Restate each of the lines below word for word and drop every picture.

[Saved data entries]
+ + + + +
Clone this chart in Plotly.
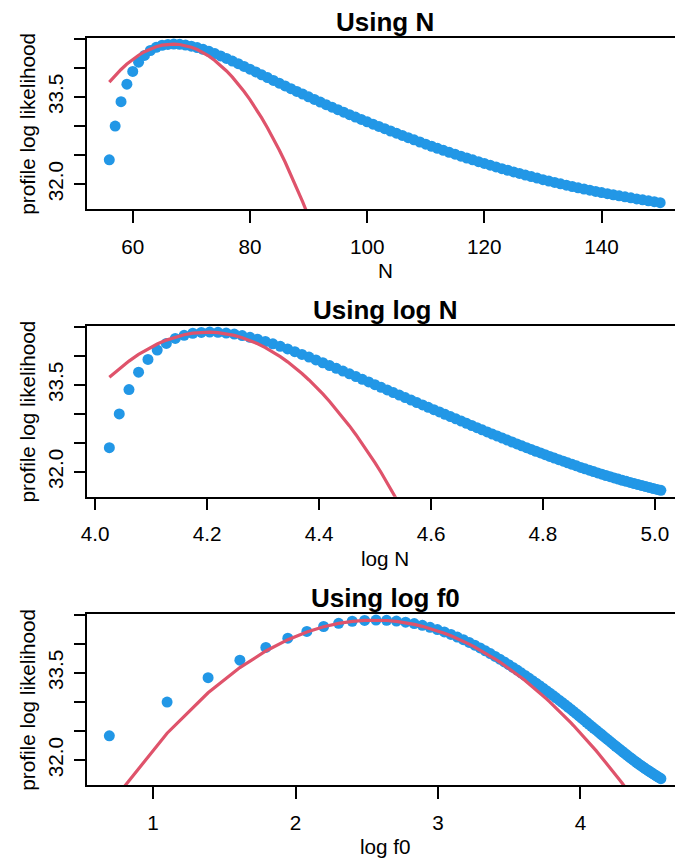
import numpy as np
import plotly.graph_objects as go

# Population sizes evaluated and the number of distinct individuals seen (f0 = N - n_seen)
N = list(range(56, 151))
n_seen = 54

# Profile log likelihood at each N (same values in every parametrisation)
profile_ll = [
    32.420, 33.000, 33.420, 33.720, 33.940, 34.100, 34.215, 34.300, 34.355, 34.390,
    34.405, 34.410, 34.406, 34.394, 34.375, 34.350, 34.320, 34.286, 34.248, 34.207,
    34.164, 34.119, 34.073, 34.026, 33.979, 33.931, 33.882, 33.834, 33.786, 33.739,
    33.691, 33.644, 33.597, 33.551, 33.504, 33.459, 33.414, 33.369, 33.325, 33.282,
    33.239, 33.197, 33.156, 33.115, 33.074, 33.034, 32.994, 32.955, 32.916, 32.878,
    32.839, 32.801, 32.764, 32.727, 32.690, 32.654, 32.619, 32.584, 32.550, 32.517,
    32.484, 32.452, 32.420, 32.389, 32.358, 32.328, 32.298, 32.269, 32.241, 32.213,
    32.186, 32.159, 32.133, 32.106, 32.080, 32.055, 32.031, 32.007, 31.984, 31.962,
    31.940, 31.919, 31.898, 31.878, 31.858, 31.839, 31.820, 31.802, 31.784, 31.767,
    31.749, 31.732, 31.716, 31.700, 31.684,
]

# Quadratic (normal) approximations, evaluated on the same grid starting at N = 56
quad_N = [
    33.755, 33.870, 33.974, 34.067, 34.149, 34.219, 34.279, 34.327, 34.364, 34.391,
    34.406, 34.410, 34.403, 34.385, 34.356, 34.316, 34.264, 34.202, 34.128, 34.044,
    33.948, 33.842, 33.724, 33.595, 33.455, 33.304, 33.142, 32.969, 32.784, 32.589,
    32.383, 32.165, 31.937, 31.697, 31.446, 31.184,
]
quad_logN = [
    33.632, 33.780, 33.911, 34.025, 34.123, 34.205, 34.272, 34.325, 34.365, 34.392,
    34.407, 34.410, 34.401, 34.383, 34.353, 34.314, 34.266, 34.209, 34.143, 34.069,
    33.987, 33.897, 33.800, 33.696, 33.585, 33.468, 33.345, 33.215, 33.080, 32.940,
    32.794, 32.643, 32.487, 32.327, 32.162, 31.992, 31.818, 31.641, 31.459, 31.274,
]
quad_logf0 = [
    31.226, 32.465, 33.160, 33.593, 33.879, 34.073, 34.206, 34.295, 34.353, 34.389,
    34.406, 34.410, 34.403, 34.387, 34.364, 34.336, 34.303, 34.266, 34.227, 34.184,
    34.140, 34.094, 34.046, 33.997, 33.947, 33.896, 33.845, 33.793, 33.741, 33.689,
    33.636, 33.583, 33.530, 33.477, 33.424, 33.371, 33.318, 33.265, 33.212, 33.160,
    33.108, 33.056, 33.004, 32.952, 32.901, 32.849, 32.798, 32.748, 32.697, 32.647,
    32.597, 32.547, 32.498, 32.449, 32.400, 32.352, 32.304, 32.256, 32.208, 32.161,
    32.114, 32.067, 32.020, 31.974, 31.928, 31.882, 31.837, 31.791, 31.746, 31.702,
    31.657, 31.613, 31.569, 31.526, 31.482,
]

titles = ["Using N", "Using log N", "Using log f0"]
x_labels = ["N", "log N", "log f0"]
y_label = "profile log likelihood"

x_ticks = [
    [60, 80, 100, 120, 140],
    [4.0, 4.2, 4.4, 4.6, 4.8, 5.0],
    [1, 2, 3, 4],
]
x_tick_text = [
    ["60", "80", "100", "120", "140"],
    ["4.0", "4.2", "4.4", "4.6", "4.8", "5.0"],
    ["1", "2", "3", "4"],
]
y_ticks = [32.0, 32.5, 33.0, 33.5, 34.0, 34.5]
y_tick_text = ["32.0", "", "", "33.5", "", ""]

# x values for each panel
N_arr = np.array(N, dtype=float)
x_values = [N_arr, np.log(N_arr), np.log(N_arr - n_seen)]
quads = [quad_N, quad_logN, quad_logf0]

# ---- page geometry (pixels) ----
W, H = 675, 859
PLOT_LEFT = 82
PANELS = [(37.7, 209.0), (325.7, 496.7), (613.7, 785.0)]  # (top, bottom)
X_RANGES = [(52.24, 152.53), (3.9859, 5.0359), (0.5383, 4.6634)]
Y_RANGE = (31.575, 34.52)
PLOT_CENTER_X = (PLOT_LEFT + 683) / 2.0

BLUE = "#2297E6"
RED = "#DF536B"
FONT = "Liberation Sans, Arial, Helvetica, sans-serif"
BASE = 20.7
TITLE_SIZE = 26
LW = 1.5

fig = go.Figure()
annotations = []

for i in range(3):
    sfx = "" if i == 0 else str(i + 1)
    top, bottom = PANELS[i]
    x = x_values[i]
    quad = quads[i]

    fig.add_trace(go.Scatter(
        x=x, y=profile_ll, mode="markers",
        marker=dict(color=BLUE, size=11, line=dict(width=0)),
        xaxis="x" + sfx, yaxis="y" + sfx,
        showlegend=False, hoverinfo="skip",
    ))
    fig.add_trace(go.Scatter(
        x=x[:len(quad)], y=quad, mode="lines",
        line=dict(color=RED, width=3.2),
        xaxis="x" + sfx, yaxis="y" + sfx,
        showlegend=False, hoverinfo="skip",
    ))

    common = dict(
        ticks="outside", ticklen=12, tickwidth=LW, tickcolor="black",
        showline=True, linecolor="black", linewidth=LW,
        showgrid=False, zeroline=False,
        tickfont=dict(family=FONT, size=BASE, color="black"),
    )
    fig.layout["xaxis" + sfx] = dict(
        domain=[PLOT_LEFT / W, 1.0], anchor="y" + sfx,
        range=list(X_RANGES[i]),
        tickmode="array", tickvals=x_ticks[i], ticktext=x_tick_text[i],
        mirror=True, ticklabelstandoff=6,
        **common,
    )
    fig.layout["yaxis" + sfx] = dict(
        domain=[1 - bottom / H, 1 - top / H], anchor="x" + sfx,
        range=list(Y_RANGE),
        tickmode="array", tickvals=y_ticks, ticktext=y_tick_text,
        tickangle=-90, ticklabelstandoff=2,
        **common,
    )

    # panel title (bold), centred over the plotting region
    annotations.append(dict(
        text="<b>" + titles[i] + "</b>", xref="paper", yref="paper",
        x=PLOT_CENTER_X / W, y=1 - (top - 7 - 0.3465 * TITLE_SIZE) / H,
        xanchor="center", yanchor="middle", showarrow=False,
        font=dict(family=FONT, size=TITLE_SIZE, color="black"),
    ))
    # x-axis label
    annotations.append(dict(
        text=x_labels[i], xref="paper", yref="paper",
        x=PLOT_CENTER_X / W, y=1 - (bottom + 68.5 - 0.3465 * BASE) / H,
        xanchor="center", yanchor="middle", showarrow=False,
        font=dict(family=FONT, size=BASE, color="black"),
    ))
    # y-axis label
    annotations.append(dict(
        text=y_label, xref="paper", yref="paper", textangle=-90,
        x=21.5 / W, y=1 - (top + bottom) / 2 / H,
        xanchor="center", yanchor="middle", showarrow=False,
        font=dict(family=FONT, size=BASE, color="black"),
    ))

fig.update_layout(
    width=W, height=H, autosize=False,
    margin=dict(l=0, r=0, t=0, b=0),
    paper_bgcolor="white", plot_bgcolor="white",
    annotations=annotations,
    showlegend=False,
)

fig.write_html("out.html", config={"displayModeBar": False})
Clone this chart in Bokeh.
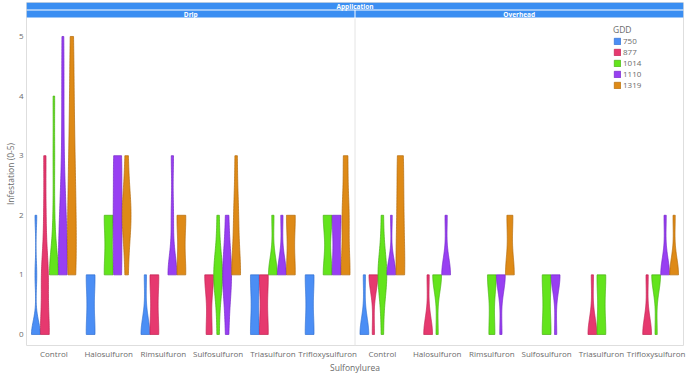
+ + + + +
■ ANSWER TO THE TASK ■
Clone this chart in Plotly.
import numpy as np
import plotly.graph_objects as go

# Population sizes evaluated and the number of distinct individuals seen (f0 = N - n_seen)
N = list(range(56, 151))
n_seen = 54

# Profile log likelihood at each N (same values in every parametrisation)
profile_ll = [
    32.420, 33.000, 33.420, 33.720, 33.940, 34.100, 34.215, 34.300, 34.355, 34.390,
    34.405, 34.410, 34.406, 34.394, 34.375, 34.350, 34.320, 34.286, 34.248, 34.207,
    34.164, 34.119, 34.073, 34.026, 33.979, 33.931, 33.882, 33.834, 33.786, 33.739,
    33.691, 33.644, 33.597, 33.551, 33.504, 33.459, 33.414, 33.369, 33.325, 33.282,
    33.239, 33.197, 33.156, 33.115, 33.074, 33.034, 32.994, 32.955, 32.916, 32.878,
    32.839, 32.801, 32.764, 32.727, 32.690, 32.654, 32.619, 32.584, 32.550, 32.517,
    32.484, 32.452, 32.420, 32.389, 32.358, 32.328, 32.298, 32.269, 32.241, 32.213,
    32.186, 32.159, 32.133, 32.106, 32.080, 32.055, 32.031, 32.007, 31.984, 31.962,
    31.940, 31.919, 31.898, 31.878, 31.858, 31.839, 31.820, 31.802, 31.784, 31.767,
    31.749, 31.732, 31.716, 31.700, 31.684,
]

# Quadratic (normal) approximations, evaluated on the same grid starting at N = 56
quad_N = [
    33.755, 33.870, 33.974, 34.067, 34.149, 34.219, 34.279, 34.327, 34.364, 34.391,
    34.406, 34.410, 34.403, 34.385, 34.356, 34.316, 34.264, 34.202, 34.128, 34.044,
    33.948, 33.842, 33.724, 33.595, 33.455, 33.304, 33.142, 32.969, 32.784, 32.589,
    32.383, 32.165, 31.937, 31.697, 31.446, 31.184,
]
quad_logN = [
    33.632, 33.780, 33.911, 34.025, 34.123, 34.205, 34.272, 34.325, 34.365, 34.392,
    34.407, 34.410, 34.401, 34.383, 34.353, 34.314, 34.266, 34.209, 34.143, 34.069,
    33.987, 33.897, 33.800, 33.696, 33.585, 33.468, 33.345, 33.215, 33.080, 32.940,
    32.794, 32.643, 32.487, 32.327, 32.162, 31.992, 31.818, 31.641, 31.459, 31.274,
]
quad_logf0 = [
    31.226, 32.465, 33.160, 33.593, 33.879, 34.073, 34.206, 34.295, 34.353, 34.389,
    34.406, 34.410, 34.403, 34.387, 34.364, 34.336, 34.303, 34.266, 34.227, 34.184,
    34.140, 34.094, 34.046, 33.997, 33.947, 33.896, 33.845, 33.793, 33.741, 33.689,
    33.636, 33.583, 33.530, 33.477, 33.424, 33.371, 33.318, 33.265, 33.212, 33.160,
    33.108, 33.056, 33.004, 32.952, 32.901, 32.849, 32.798, 32.748, 32.697, 32.647,
    32.597, 32.547, 32.498, 32.449, 32.400, 32.352, 32.304, 32.256, 32.208, 32.161,
    32.114, 32.067, 32.020, 31.974, 31.928, 31.882, 31.837, 31.791, 31.746, 31.702,
    31.657, 31.613, 31.569, 31.526, 31.482,
]

titles = ["Using N", "Using log N", "Using log f0"]
x_labels = ["N", "log N", "log f0"]
y_label = "profile log likelihood"

x_ticks = [
    [60, 80, 100, 120, 140],
    [4.0, 4.2, 4.4, 4.6, 4.8, 5.0],
    [1, 2, 3, 4],
]
x_tick_text = [
    ["60", "80", "100", "120", "140"],
    ["4.0", "4.2", "4.4", "4.6", "4.8", "5.0"],
    ["1", "2", "3", "4"],
]
y_ticks = [32.0, 32.5, 33.0, 33.5, 34.0, 34.5]
y_tick_text = ["32.0", "", "", "33.5", "", ""]

# x values for each panel
N_arr = np.array(N, dtype=float)
x_values = [N_arr, np.log(N_arr), np.log(N_arr - n_seen)]
quads = [quad_N, quad_logN, quad_logf0]

# ---- page geometry (pixels) ----
W, H = 675, 859
PLOT_LEFT = 82
PANELS = [(37.7, 209.0), (325.7, 496.7), (613.7, 785.0)]  # (top, bottom)
X_RANGES = [(52.24, 152.53), (3.9859, 5.0359), (0.5383, 4.6634)]
Y_RANGE = (31.575, 34.52)
PLOT_CENTER_X = (PLOT_LEFT + 683) / 2.0

BLUE = "#2297E6"
RED = "#DF536B"
FONT = "Liberation Sans, Arial, Helvetica, sans-serif"
BASE = 20.7
TITLE_SIZE = 26
LW = 1.5

fig = go.Figure()
annotations = []

for i in range(3):
    sfx = "" if i == 0 else str(i + 1)
    top, bottom = PANELS[i]
    x = x_values[i]
    quad = quads[i]

    fig.add_trace(go.Scatter(
        x=x, y=profile_ll, mode="markers",
        marker=dict(color=BLUE, size=11, line=dict(width=0)),
        xaxis="x" + sfx, yaxis="y" + sfx,
        showlegend=False, hoverinfo="skip",
    ))
    fig.add_trace(go.Scatter(
        x=x[:len(quad)], y=quad, mode="lines",
        line=dict(color=RED, width=3.2),
        xaxis="x" + sfx, yaxis="y" + sfx,
        showlegend=False, hoverinfo="skip",
    ))

    common = dict(
        ticks="outside", ticklen=12, tickwidth=LW, tickcolor="black",
        showline=True, linecolor="black", linewidth=LW,
        showgrid=False, zeroline=False,
        tickfont=dict(family=FONT, size=BASE, color="black"),
    )
    fig.layout["xaxis" + sfx] = dict(
        domain=[PLOT_LEFT / W, 1.0], anchor="y" + sfx,
        range=list(X_RANGES[i]),
        tickmode="array", tickvals=x_ticks[i], ticktext=x_tick_text[i],
        mirror=True, ticklabelstandoff=6,
        **common,
    )
    fig.layout["yaxis" + sfx] = dict(
        domain=[1 - bottom / H, 1 - top / H], anchor="x" + sfx,
        range=list(Y_RANGE),
        tickmode="array", tickvals=y_ticks, ticktext=y_tick_text,
        tickangle=-90, ticklabelstandoff=2,
        **common,
    )

    # panel title (bold), centred over the plotting region
    annotations.append(dict(
        text="<b>" + titles[i] + "</b>", xref="paper", yref="paper",
        x=PLOT_CENTER_X / W, y=1 - (top - 7 - 0.3465 * TITLE_SIZE) / H,
        xanchor="center", yanchor="middle", showarrow=False,
        font=dict(family=FONT, size=TITLE_SIZE, color="black"),
    ))
    # x-axis label
    annotations.append(dict(
        text=x_labels[i], xref="paper", yref="paper",
        x=PLOT_CENTER_X / W, y=1 - (bottom + 68.5 - 0.3465 * BASE) / H,
        xanchor="center", yanchor="middle", showarrow=False,
        font=dict(family=FONT, size=BASE, color="black"),
    ))
    # y-axis label
    annotations.append(dict(
        text=y_label, xref="paper", yref="paper", textangle=-90,
        x=21.5 / W, y=1 - (top + bottom) / 2 / H,
        xanchor="center", yanchor="middle", showarrow=False,
        font=dict(family=FONT, size=BASE, color="black"),
    ))

fig.update_layout(
    width=W, height=H, autosize=False,
    margin=dict(l=0, r=0, t=0, b=0),
    paper_bgcolor="white", plot_bgcolor="white",
    annotations=annotations,
    showlegend=False,
)

fig.write_html("out.html", config={"displayModeBar": False})
Clone this chart in Bokeh.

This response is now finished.